== Excerpted data ==
..............................

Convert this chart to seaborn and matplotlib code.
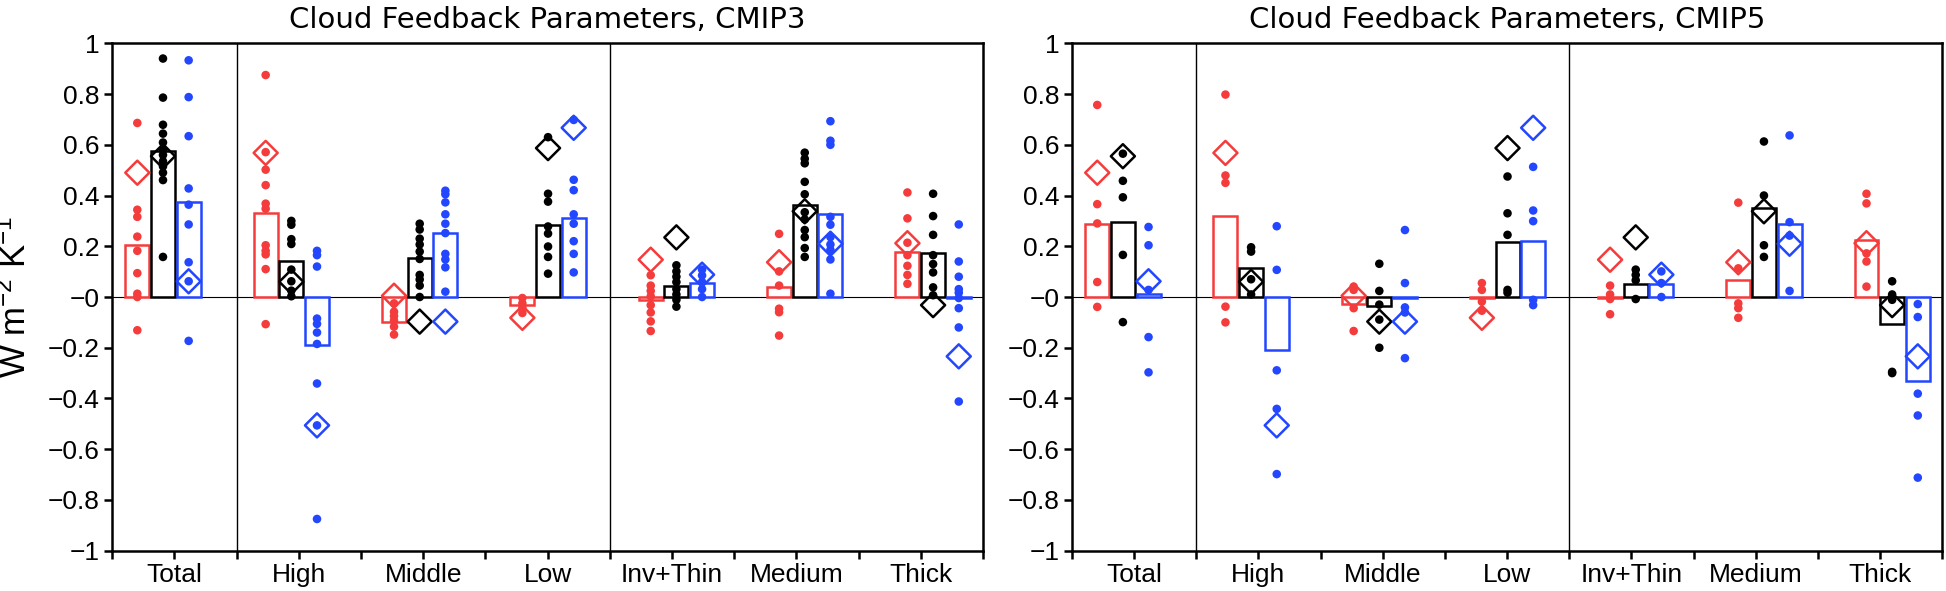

..............................

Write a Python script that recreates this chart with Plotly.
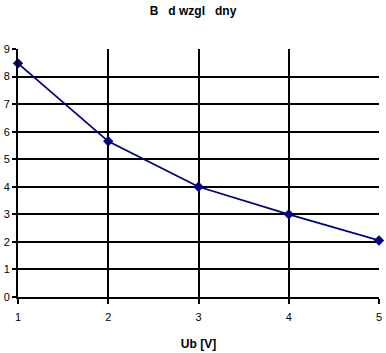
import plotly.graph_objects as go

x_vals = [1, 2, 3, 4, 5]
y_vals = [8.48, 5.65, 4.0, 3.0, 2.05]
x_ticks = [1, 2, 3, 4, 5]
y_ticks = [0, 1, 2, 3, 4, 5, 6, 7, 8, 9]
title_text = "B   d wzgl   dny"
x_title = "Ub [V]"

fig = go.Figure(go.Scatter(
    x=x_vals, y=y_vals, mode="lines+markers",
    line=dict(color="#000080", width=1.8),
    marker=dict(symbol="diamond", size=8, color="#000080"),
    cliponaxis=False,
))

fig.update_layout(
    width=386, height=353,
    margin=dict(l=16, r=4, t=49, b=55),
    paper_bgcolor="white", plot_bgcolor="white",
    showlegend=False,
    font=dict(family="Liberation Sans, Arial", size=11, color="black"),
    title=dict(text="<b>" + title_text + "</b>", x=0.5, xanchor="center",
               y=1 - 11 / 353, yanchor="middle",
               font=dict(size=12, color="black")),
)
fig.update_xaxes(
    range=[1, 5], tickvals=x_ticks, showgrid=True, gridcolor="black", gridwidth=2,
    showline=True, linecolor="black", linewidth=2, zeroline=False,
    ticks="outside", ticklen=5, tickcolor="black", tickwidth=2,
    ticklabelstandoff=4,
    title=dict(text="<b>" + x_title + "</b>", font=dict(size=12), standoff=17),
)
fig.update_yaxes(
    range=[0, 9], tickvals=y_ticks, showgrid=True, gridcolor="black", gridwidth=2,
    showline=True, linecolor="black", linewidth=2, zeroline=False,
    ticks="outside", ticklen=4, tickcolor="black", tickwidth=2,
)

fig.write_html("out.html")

..............................

== Written instruction ==
Say how many lines above hold the word "chart", giving only the count.

== Answer in full ==
2